Price transparency matters too. The cheapest headline figure is not always the fairest comparison if key elements are missing or added later. Equally, a higher price does not automatically mean a better standard of care. What families usually need is honesty about what is included, what is optional and what will happen at each stage.

Signs of a well-run funeral director

A reputable funeral director will usually be able to explain their process in a calm, straightforward way. They should talk clearly about bringing the person who has died into care, identifying them correctly, arranging necessary documents, discussing choices without pressure and keeping you informed throughout.

You should also expect respect for personal wishes, religious or cultural needs, and practical concerns such as timing, cost and who will lead the funeral on the day. If the person speaking to you listens carefully and answers directly, that often tells you a great deal.

For many families in East Devon, local knowledge is part of that reassurance. A hands-on, independent funeral director with strong community roots often offers a level of continuity that can be harder to find in a larger chain or a business run from a distance. That does not make every independent better by default, but it is one of the reasons many families value direct personal care.

Complaints and consumer protection

If a family has concerns about a funeral director, there may be different routes depending on the issue.
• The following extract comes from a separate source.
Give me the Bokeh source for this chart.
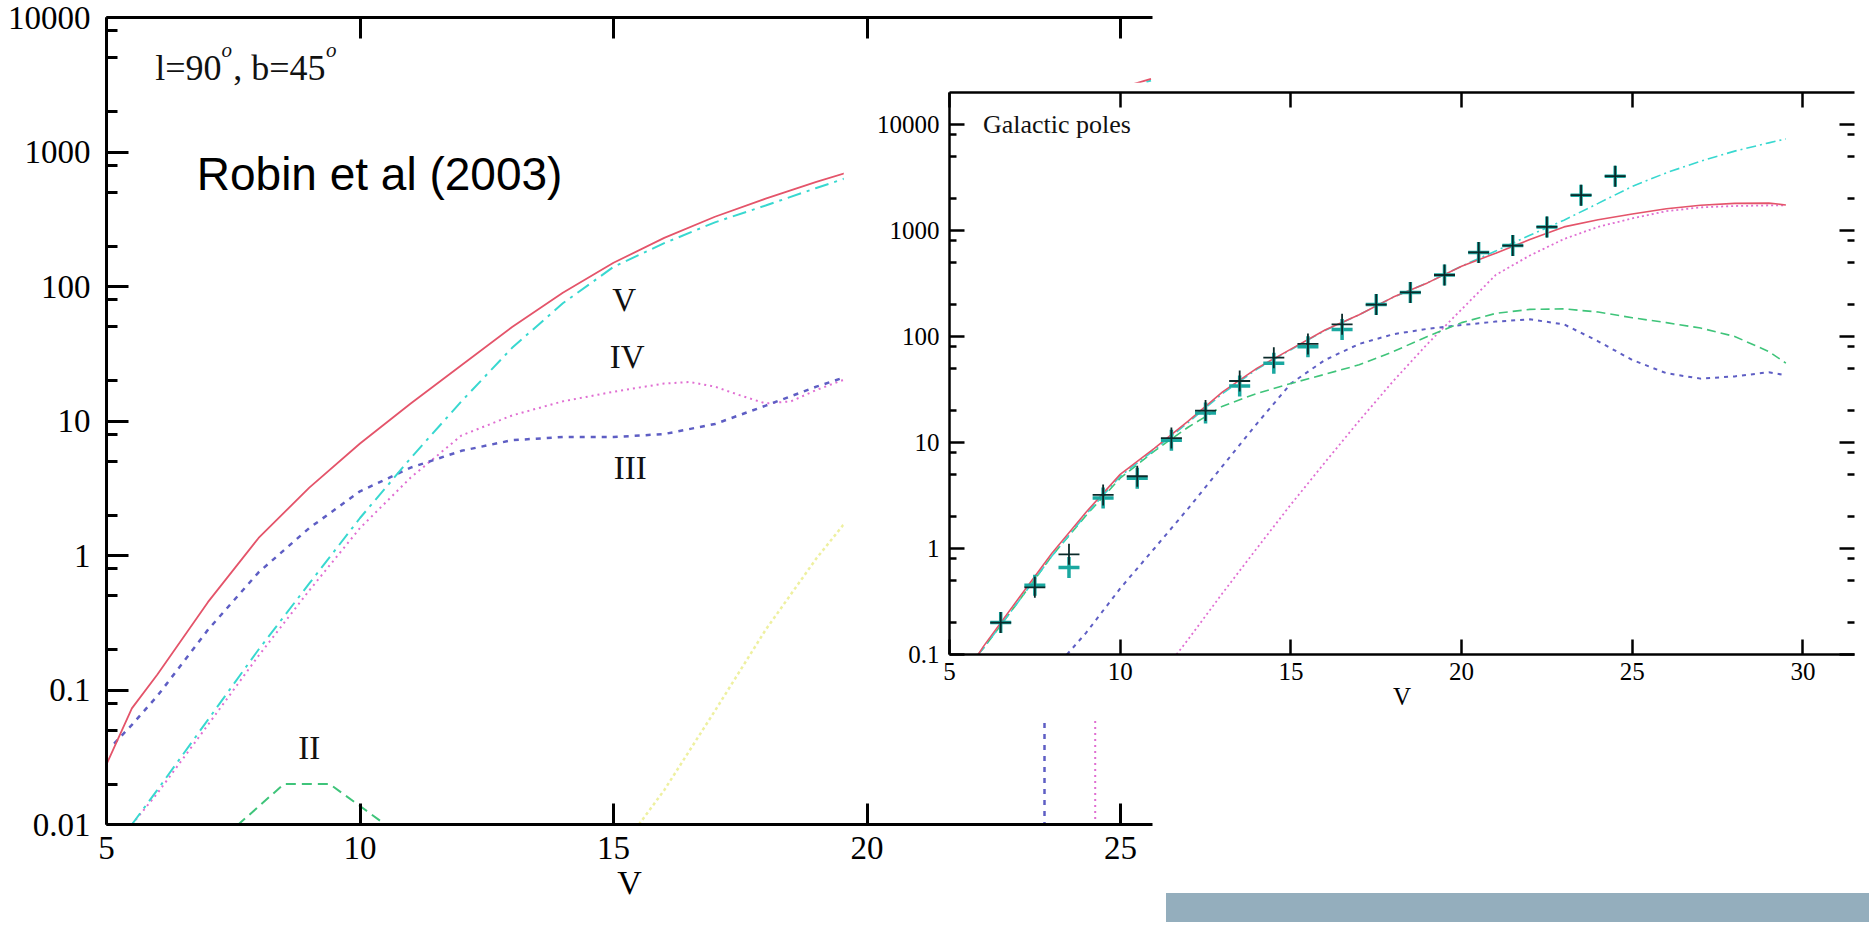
from bokeh.plotting import figure
from bokeh.models import (Range1d, FixedTicker, CustomJSTickFormatter, LinearAxis, LogAxis,
                          Label, Div, Column, CustomLabelingPolicy)
from bokeh.embed import file_html
from bokeh.resources import INLINE

# ---------------- data: left panel (Robin et al 2003, l=90, b=45) ----------------
left_xticks = [5, 10, 15, 20, 25]
left_yticks = [0.01, 0.1, 1, 10, 100, 1000, 10000]
left_yminor = [0.02, 0.05, 0.08, 0.2, 0.5, 0.8, 2, 5, 8, 20, 50, 80, 200, 500, 800, 2000, 5000, 8000]

L_total_V = [5, 5.5, 6, 7, 8, 9, 10, 11, 12, 13, 14, 15, 16, 17, 18, 19, 20, 21, 22, 23, 24, 25, 25.6]
L_total = [0.028, 0.073, 0.13, 0.45, 1.35, 3.2, 6.8, 13.5, 26, 50, 90, 150, 230, 330, 450, 600, 780,
           1000, 1300, 1700, 2300, 3000, 3500]

L_dwarfs_V = [5.5, 6, 7, 8, 9, 10, 11, 12, 13, 14, 15, 16, 17, 18, 19, 20, 21, 22, 23, 24, 25, 25.6]
L_dwarfs = [0.01, 0.018, 0.06, 0.2, 0.62, 1.9, 5.3, 14, 35, 75, 140, 210, 300, 400, 540, 720, 950,
            1250, 1650, 2200, 2900, 3400]

L_sub_V = [5.5, 6, 7, 8, 9, 10, 11, 12, 13, 14, 15, 16, 16.5, 17, 17.5, 18, 18.5, 19, 19.5, 20, 21,
           22, 23, 24, 24.5, 24.5]
L_sub = [0.01, 0.017, 0.055, 0.18, 0.55, 1.6, 3.8, 7.8, 11, 14, 16.5, 19, 19.5, 18, 15.5, 13.5, 14,
         17, 20, 22, 26, 30, 33, 35, 35, 0.001]

L_giants_V = [5.15, 5.5, 6, 7, 8, 9, 10, 11, 12, 13, 14, 15, 16, 17, 18, 19, 20, 21, 22, 23, 23.5, 23.5]
L_giants = [0.04, 0.055, 0.09, 0.28, 0.75, 1.6, 3.0, 4.5, 6.0, 7.2, 7.6, 7.6, 8.0, 9.5, 13, 18, 24,
            30, 36, 42, 45, 0.001]

L_bright_V = [6.0, 7.6, 8.5, 9.4, 10.5]
L_bright = [0.01, 0.01, 0.02, 0.02, 0.01]

L_wd_V = [15.5, 16, 17, 18, 19, 20, 21, 22]
L_wd = [0.01, 0.018, 0.07, 0.28, 0.95, 2.8, 7, 15]

# ---------------- data: right panel (Galactic poles) ----------------
right_xticks = [5, 10, 15, 20, 25, 30]
right_yticks = [0.1, 1, 10, 100, 1000, 10000]
right_yminor = [0.2, 0.5, 0.8, 2, 5, 8, 20, 50, 80, 200, 500, 800, 2000, 5000, 8000]

R_V = [5.84, 6, 7, 8, 9, 10, 11, 12, 13, 14, 15, 16, 17, 18, 19, 20, 21, 22, 23, 24, 25, 26, 27,
       28, 29, 29.5]
R_total = [0.1, 0.12, 0.33, 0.9, 2.2, 5.0, 8.8, 16, 30, 50, 76, 115, 160, 235, 320, 460, 610, 820,
           1080, 1260, 1430, 1600, 1730, 1800, 1810, 1740]
R_model2 = [0.1, 0.115, 0.31, 0.85, 2.1, 4.8, 8.5, 15.5, 29, 49, 75, 114, 160, 235, 320, 460, 640,
            900, 1250, 1800, 2600, 3500, 4500, 5600, 6700, 7300]
R_thick = [0.1, 0.115, 0.31, 0.85, 2.05, 4.6, 8.3, 14, 22, 29, 36, 44, 54, 72, 100, 135, 165, 180,
           182, 170, 150, 135, 120, 100, 72, 56]

R_thin_V = [8.44, 9, 10, 11, 12, 13, 14, 15, 16, 17, 18, 19, 20, 21, 22, 23, 24, 25, 26, 27, 28, 29, 29.5]
R_thin = [0.1, 0.16, 0.42, 1.0, 2.4, 6.0, 15, 36, 60, 85, 105, 118, 128, 138, 145, 130, 90, 60, 45,
          40, 42, 46, 43]

R_halo_V = [11.65, 12, 13, 14, 15, 16, 17, 18, 19, 20, 21, 22, 23, 24, 25, 26, 27, 28, 29, 29.5]
R_halo = [0.1, 0.14, 0.38, 1.0, 2.6, 6.5, 16, 38, 85, 180, 380, 580, 830, 1080, 1300, 1520, 1650,
          1700, 1720, 1720]

pts_V = [6.5, 7.5, 8.5, 9.5, 10.5, 11.5, 12.5, 13.5, 14.5, 15.5, 16.5, 17.5, 18.5, 19.5, 20.5, 21.5,
         22.5, 23.5, 24.5]
pts_north = [0.2, 0.43, 0.88, 3.2, 4.8, 11, 20, 38, 63, 85, 130, 200, 260, 380, 620, 720, 1080, 2150, 3250]
pts_south = [0.2, 0.45, 0.66, 3.0, 4.6, 10.5, 19, 34, 56, 80, 116, 200, 260, 380, 620, 720, 1080, 2150, 3250]

# ---------------- styling ----------------
SERIF = "Liberation Serif"
C_RED = "#e4546a"
C_CYAN = "#38d8d0"
C_PINK = "#e06ed2"
C_BLUE = "#5e5ec4"
C_GREEN = "#3fc47a"
C_YELLOW = "#eef0a0"
fmt_code = "return tick.toString();"


def style_axis(ax, major, minor, lw, fs, labels=True, line=True):
    ax.major_tick_in = major
    ax.major_tick_out = 0
    ax.minor_tick_in = minor
    ax.minor_tick_out = 0
    ax.axis_line_width = lw
    ax.major_tick_line_width = lw
    ax.minor_tick_line_width = lw
    ax.axis_line_color = "black" if line else None
    ax.major_tick_line_color = "black"
    ax.minor_tick_line_color = "black"
    ax.major_label_text_font = SERIF
    ax.major_label_text_color = "black"
    if labels:
        ax.major_label_text_font_size = f"{fs}px"
    else:
        # tick marks only: hide every label through a labeling policy
        ax.major_label_text_font_size = "4px"
        ax.major_label_standoff = 0
        ax.major_label_policy = CustomLabelingPolicy(code="return []")
    ax.axis_label_text_font = SERIF
    ax.axis_label_text_font_style = "normal"
    ax.axis_label_text_color = "black"


# ---------------- left panel ----------------
L = figure(width=1162, height=917, x_range=Range1d(5, 25.63), y_range=Range1d(0.01, 10000),
           y_axis_type="log", output_backend="svg", toolbar_location=None,
           min_border_left=106, min_border_right=0, min_border_top=17, min_border_bottom=85,
           outline_line_color=None, background_fill_color="white", border_fill_color="white",
           styles={"position": "absolute", "left": "0px", "top": "0px"})
L.xgrid.visible = False
L.ygrid.visible = False

lx = L.xaxis[0]
lx.ticker = FixedTicker(ticks=left_xticks)
style_axis(lx, 21, 0, 3, 33)
lx.axis_label = "V"
lx.axis_label_text_font_size = "34px"
lx.major_label_standoff = 12
lx.axis_label_standoff = 2

ly = L.yaxis[0]
ly.ticker = FixedTicker(ticks=left_yticks, minor_ticks=left_yminor)
ly.formatter = CustomJSTickFormatter(code=fmt_code)
style_axis(ly, 22, 11, 3, 33)
ly.major_label_standoff = 16

ltop = LinearAxis(ticker=FixedTicker(ticks=left_xticks))
style_axis(ltop, 21, 0, 3, 33, labels=False)
L.add_layout(ltop, "above")

L.line(L_bright_V, L_bright, line_color=C_GREEN, line_width=2, line_dash="10 6")
L.line(L_wd_V, L_wd, line_color=C_YELLOW, line_width=2.5, line_dash="3 3")
L.line(L_sub_V, L_sub, line_color=C_PINK, line_width=2, line_dash="2 4")
L.line(L_giants_V, L_giants, line_color=C_BLUE, line_width=2.5, line_dash="5 6")
L.line(L_dwarfs_V, L_dwarfs, line_color=C_CYAN, line_width=2, line_dash="14 6 3 6")
L.line(L_total_V, L_total, line_color=C_RED, line_width=1.8)

for txt, x, y in [("V", 15.21, 80), ("IV", 15.27, 30), ("III", 15.33, 4.5), ("II", 9.0, 0.037)]:
    L.add_layout(Label(x=x, y=y, text=txt, text_font=SERIF, text_font_size="33px",
                       text_align="center", text_baseline="middle", text_color="#111111"))

# l=90°, b=45° with raised italic "o"
L.add_layout(Label(x=5.96, y=4180, text="l=90", text_font=SERIF, text_font_size="36px",
                   text_baseline="alphabetic", text_color="#111111"))
L.add_layout(Label(x=7.27, y=5700, text="o", text_font=SERIF, text_font_size="21px",
                   text_font_style="italic", text_baseline="alphabetic", text_color="#111111"))
L.add_layout(Label(x=7.50, y=4180, text=", b=45", text_font=SERIF, text_font_size="36px",
                   text_baseline="alphabetic", text_color="#111111"))
L.add_layout(Label(x=9.33, y=5700, text="o", text_font=SERIF, text_font_size="21px",
                   text_font_style="italic", text_baseline="alphabetic", text_color="#111111"))

L.add_layout(Label(x=6.78, y=690, text="Robin et al (2003)", text_font="Liberation Sans",
                   text_font_size="46px", text_baseline="middle", text_color="black"))

# ---------------- right panel ----------------
R = figure(width=1021, height=638, x_range=Range1d(5, 31.51), y_range=Range1d(0.1, 20000),
           y_axis_type="log", output_backend="svg", toolbar_location=None,
           min_border_left=73, min_border_right=0, min_border_top=10, min_border_bottom=66,
           outline_line_color=None, background_fill_color="white", border_fill_color="white",
           styles={"position": "absolute", "left": "843px", "top": "82px", "z-index": "5"})
R.xgrid.visible = False
R.ygrid.visible = False

rx = R.xaxis[0]
rx.ticker = FixedTicker(ticks=right_xticks)
style_axis(rx, 15, 0, 2.5, 25)
rx.axis_label = "V"
rx.axis_label_text_font_size = "25px"
rx.major_label_standoff = 8
rx.axis_label_standoff = 0

ry = R.yaxis[0]
ry.ticker = FixedTicker(ticks=right_yticks, minor_ticks=right_yminor)
ry.formatter = CustomJSTickFormatter(code=fmt_code)
style_axis(ry, 15, 7, 2.5, 25)
ry.major_label_standoff = 10

rtop = LinearAxis(ticker=FixedTicker(ticks=right_xticks))
style_axis(rtop, 15, 0, 2.5, 25, labels=False)
R.add_layout(rtop, "above")

rright = LogAxis(ticker=FixedTicker(ticks=right_yticks, minor_ticks=right_yminor))
style_axis(rright, 15, 7, 2.5, 25, labels=False, line=False)
R.add_layout(rright, "right")

R.line(R_halo_V, R_halo, line_color=C_PINK, line_width=1.8, line_dash="2 3")
R.line(R_thin_V, R_thin, line_color=C_BLUE, line_width=2, line_dash="4 5")
R.line(R_V, R_thick, line_color=C_GREEN, line_width=1.6, line_dash="9 5")
R.line(R_V, R_model2, line_color=C_CYAN, line_width=1.6, line_dash="10 4 2 4")
R.line(R_V, R_total, line_color=C_RED, line_width=1.6)

R.scatter(pts_V, pts_south, marker="cross", size=21, line_color="#1aa8a0", line_width=3.5)
R.scatter(pts_V, pts_north, marker="cross", size=21, line_color="#0b2a2a", line_width=1.8)

R.add_layout(Label(x=5.98, y=10000, text="Galactic poles", text_font=SERIF, text_font_size="26px",
                   text_baseline="middle", text_color="#111111"))

# ---------------- decorative band ----------------
band = Div(text="", width=703, height=29,
           styles={"position": "absolute", "left": "1161px", "top": "888px",
                   "background-color": "#94aebd"})

root = Column(children=[L, R, band], width=1856, height=909, sizing_mode="fixed",
              styles={"position": "relative"})

open("out.html", "w").write(file_html(root, INLINE))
Consumer disputes can sometimes be raised through the company’s complaints procedure, an alternative dispute process if one is offered, or wider consumer protection channels.

If the issue relates to cremation paperwork, public health or specific legal requirements, other authorities may also be involved. This is another reason the phrase “regulated” can be misleading. There may be oversight, but it is often spread across several areas rather than handled by one dedicated body.

That patchwork approach can work reasonably well when a funeral director is professional and transparent. It works less well when a family only discovers problems after something has gone wrong.

Does regulation guarantee good care?

Not entirely. Regulation can set a minimum standard, and that is valuable. It can improve accountability, raise consistency and give families clearer protection.

But good care still comes down to people, culture and values. A regulated provider can still feel impersonal. An unregulated aspect of the sector does not automatically mean poor service. The real question is whether the funeral director combines lawful practice, professional standards and genuine human care.

That is why families are often best served by looking for a combination of experience, openness, clear pricing, recognised professional commitment and a manner that feels respectful from the first conversation.

A more confident way to choose

If you have been asking are funeral directors regulated, the honest answer is yes, to a point – but not always in the fully standardised way families expect. The safest approach is to treat regulation as one part of the picture, not the whole of it.

When you speak to a funeral director, notice whether they explain things plainly, answer your questions without defensiveness and make you feel that your loved one will be treated with dignity. At Otter Valley Funerals, we believe families deserve that clarity as well as kindness. In moments like these, trust is built less by broad claims and more by careful, consistent care from the very start.